** What the exercise asks **
Write the lines out again, from the top of the material to the line containing "import * as echarts from 'echarts';", pictures excluded.

** Data shown **
------------
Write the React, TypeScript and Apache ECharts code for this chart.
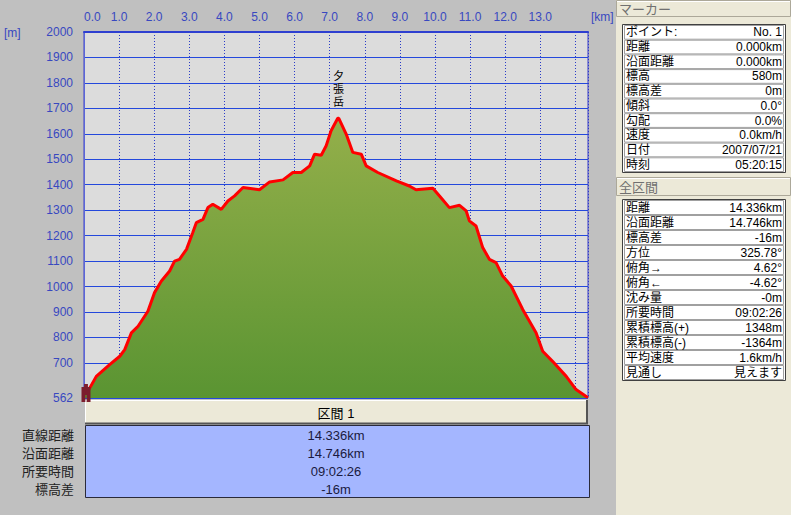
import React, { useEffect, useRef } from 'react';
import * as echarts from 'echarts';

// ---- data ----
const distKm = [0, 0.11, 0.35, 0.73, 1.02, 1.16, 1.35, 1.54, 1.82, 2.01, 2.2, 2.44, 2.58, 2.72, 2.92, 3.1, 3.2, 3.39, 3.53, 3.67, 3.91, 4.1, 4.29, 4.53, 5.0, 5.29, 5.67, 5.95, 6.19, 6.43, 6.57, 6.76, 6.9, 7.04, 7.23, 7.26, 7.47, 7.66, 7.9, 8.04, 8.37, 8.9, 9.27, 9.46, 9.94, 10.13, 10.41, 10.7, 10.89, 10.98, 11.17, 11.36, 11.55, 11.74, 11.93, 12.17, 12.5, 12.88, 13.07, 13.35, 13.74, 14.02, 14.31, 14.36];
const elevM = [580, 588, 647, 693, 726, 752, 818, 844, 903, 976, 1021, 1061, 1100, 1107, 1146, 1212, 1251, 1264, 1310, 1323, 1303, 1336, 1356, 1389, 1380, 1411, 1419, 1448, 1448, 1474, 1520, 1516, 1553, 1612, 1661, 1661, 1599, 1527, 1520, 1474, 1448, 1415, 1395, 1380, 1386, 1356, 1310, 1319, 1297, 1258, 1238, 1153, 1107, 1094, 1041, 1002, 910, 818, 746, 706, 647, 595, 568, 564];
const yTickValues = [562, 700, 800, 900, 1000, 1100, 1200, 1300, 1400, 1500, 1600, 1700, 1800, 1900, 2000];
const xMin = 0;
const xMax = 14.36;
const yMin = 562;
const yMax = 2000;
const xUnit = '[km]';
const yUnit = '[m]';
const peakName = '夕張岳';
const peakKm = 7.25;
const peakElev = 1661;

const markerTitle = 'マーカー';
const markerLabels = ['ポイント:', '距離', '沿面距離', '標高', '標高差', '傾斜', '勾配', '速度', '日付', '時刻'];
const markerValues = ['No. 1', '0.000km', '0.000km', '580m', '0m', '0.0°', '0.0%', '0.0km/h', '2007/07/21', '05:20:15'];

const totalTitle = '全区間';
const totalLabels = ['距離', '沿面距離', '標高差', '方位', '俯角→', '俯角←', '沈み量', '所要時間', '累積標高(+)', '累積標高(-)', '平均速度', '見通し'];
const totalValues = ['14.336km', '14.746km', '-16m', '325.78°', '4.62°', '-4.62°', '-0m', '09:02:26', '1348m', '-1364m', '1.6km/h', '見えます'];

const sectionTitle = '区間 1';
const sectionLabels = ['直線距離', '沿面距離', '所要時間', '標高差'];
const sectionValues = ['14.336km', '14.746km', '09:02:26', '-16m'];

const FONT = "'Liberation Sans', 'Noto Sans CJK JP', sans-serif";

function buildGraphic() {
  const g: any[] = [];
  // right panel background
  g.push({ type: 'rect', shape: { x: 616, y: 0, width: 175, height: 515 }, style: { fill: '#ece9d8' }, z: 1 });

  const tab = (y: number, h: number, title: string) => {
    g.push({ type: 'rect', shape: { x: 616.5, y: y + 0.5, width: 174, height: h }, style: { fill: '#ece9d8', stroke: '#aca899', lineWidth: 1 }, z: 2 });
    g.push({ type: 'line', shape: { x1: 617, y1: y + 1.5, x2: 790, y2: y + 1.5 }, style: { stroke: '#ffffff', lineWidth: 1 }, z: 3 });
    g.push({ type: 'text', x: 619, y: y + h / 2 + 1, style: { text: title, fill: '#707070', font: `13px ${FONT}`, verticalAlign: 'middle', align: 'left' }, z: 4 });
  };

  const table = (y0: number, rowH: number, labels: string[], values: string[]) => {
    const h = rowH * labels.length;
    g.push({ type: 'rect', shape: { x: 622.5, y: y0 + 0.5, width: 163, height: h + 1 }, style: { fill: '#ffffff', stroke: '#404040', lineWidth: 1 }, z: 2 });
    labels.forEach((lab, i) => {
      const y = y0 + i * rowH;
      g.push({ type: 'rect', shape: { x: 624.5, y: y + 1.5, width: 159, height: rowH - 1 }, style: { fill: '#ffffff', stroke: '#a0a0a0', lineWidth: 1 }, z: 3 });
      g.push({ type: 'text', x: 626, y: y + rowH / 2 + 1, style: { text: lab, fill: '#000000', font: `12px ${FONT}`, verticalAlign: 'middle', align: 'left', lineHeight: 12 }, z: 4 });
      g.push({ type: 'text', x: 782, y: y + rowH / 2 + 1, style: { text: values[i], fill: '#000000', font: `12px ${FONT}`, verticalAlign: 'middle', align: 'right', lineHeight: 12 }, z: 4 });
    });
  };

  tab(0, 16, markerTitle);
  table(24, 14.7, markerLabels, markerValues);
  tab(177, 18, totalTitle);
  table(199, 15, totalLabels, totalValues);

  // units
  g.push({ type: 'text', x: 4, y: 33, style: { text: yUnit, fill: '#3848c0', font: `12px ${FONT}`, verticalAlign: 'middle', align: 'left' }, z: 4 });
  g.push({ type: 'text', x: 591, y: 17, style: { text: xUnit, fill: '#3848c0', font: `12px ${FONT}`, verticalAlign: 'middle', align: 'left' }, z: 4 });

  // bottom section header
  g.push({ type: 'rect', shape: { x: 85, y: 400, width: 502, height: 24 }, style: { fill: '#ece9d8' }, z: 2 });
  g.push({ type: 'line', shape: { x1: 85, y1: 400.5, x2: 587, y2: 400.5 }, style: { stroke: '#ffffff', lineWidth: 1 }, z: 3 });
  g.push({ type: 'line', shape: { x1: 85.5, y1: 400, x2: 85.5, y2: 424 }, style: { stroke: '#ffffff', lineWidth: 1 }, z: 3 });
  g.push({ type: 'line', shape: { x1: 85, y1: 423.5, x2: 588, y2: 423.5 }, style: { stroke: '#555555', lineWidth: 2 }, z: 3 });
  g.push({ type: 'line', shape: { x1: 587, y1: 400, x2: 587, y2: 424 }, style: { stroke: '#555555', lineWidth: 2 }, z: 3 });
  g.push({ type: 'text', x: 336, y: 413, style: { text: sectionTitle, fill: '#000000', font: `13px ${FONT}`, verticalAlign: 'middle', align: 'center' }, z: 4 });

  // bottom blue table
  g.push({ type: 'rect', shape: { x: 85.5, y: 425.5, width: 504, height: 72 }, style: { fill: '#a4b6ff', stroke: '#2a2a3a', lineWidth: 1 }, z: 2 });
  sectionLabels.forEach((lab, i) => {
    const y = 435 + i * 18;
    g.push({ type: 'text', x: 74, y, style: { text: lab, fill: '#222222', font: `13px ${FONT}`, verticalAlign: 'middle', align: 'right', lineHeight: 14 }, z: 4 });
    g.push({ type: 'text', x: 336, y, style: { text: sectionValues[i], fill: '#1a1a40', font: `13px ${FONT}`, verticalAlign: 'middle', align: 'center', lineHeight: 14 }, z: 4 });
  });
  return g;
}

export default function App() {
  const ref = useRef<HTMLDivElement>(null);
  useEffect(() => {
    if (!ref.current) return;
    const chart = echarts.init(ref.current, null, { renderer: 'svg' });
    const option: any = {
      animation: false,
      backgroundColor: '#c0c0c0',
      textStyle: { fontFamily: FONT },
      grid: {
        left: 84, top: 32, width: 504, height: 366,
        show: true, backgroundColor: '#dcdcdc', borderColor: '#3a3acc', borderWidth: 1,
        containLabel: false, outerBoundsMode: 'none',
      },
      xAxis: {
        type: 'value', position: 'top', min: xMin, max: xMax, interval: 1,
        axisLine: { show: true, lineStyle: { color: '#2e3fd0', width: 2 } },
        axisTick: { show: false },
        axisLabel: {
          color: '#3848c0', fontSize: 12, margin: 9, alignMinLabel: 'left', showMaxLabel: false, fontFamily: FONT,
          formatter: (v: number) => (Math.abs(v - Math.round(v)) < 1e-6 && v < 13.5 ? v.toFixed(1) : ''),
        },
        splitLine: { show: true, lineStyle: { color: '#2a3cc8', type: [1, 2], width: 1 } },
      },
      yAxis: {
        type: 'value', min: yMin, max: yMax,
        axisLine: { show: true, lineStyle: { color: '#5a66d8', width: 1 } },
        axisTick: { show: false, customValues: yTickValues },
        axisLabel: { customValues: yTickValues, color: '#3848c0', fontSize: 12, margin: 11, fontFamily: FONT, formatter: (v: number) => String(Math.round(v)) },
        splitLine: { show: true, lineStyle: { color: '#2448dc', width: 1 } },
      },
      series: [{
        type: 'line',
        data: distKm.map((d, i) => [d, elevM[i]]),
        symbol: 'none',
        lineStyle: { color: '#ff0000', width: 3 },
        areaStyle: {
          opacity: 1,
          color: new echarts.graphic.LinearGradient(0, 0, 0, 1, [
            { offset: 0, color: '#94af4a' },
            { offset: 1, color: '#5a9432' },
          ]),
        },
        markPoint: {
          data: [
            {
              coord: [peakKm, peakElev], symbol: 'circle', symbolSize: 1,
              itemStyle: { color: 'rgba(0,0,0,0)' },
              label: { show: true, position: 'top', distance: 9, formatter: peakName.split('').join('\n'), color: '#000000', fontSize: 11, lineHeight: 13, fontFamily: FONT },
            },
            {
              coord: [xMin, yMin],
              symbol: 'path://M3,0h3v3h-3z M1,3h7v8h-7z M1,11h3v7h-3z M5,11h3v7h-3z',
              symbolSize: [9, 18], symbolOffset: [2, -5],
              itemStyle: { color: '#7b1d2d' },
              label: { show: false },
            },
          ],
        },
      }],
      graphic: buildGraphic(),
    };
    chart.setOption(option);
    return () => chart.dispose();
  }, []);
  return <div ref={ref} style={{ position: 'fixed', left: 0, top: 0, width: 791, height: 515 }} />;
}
------------
** Answer to the problem **
Write the React, TypeScript and Apache ECharts code for this chart.
import React, { useEffect, useRef } from 'react';
import * as echarts from 'echarts';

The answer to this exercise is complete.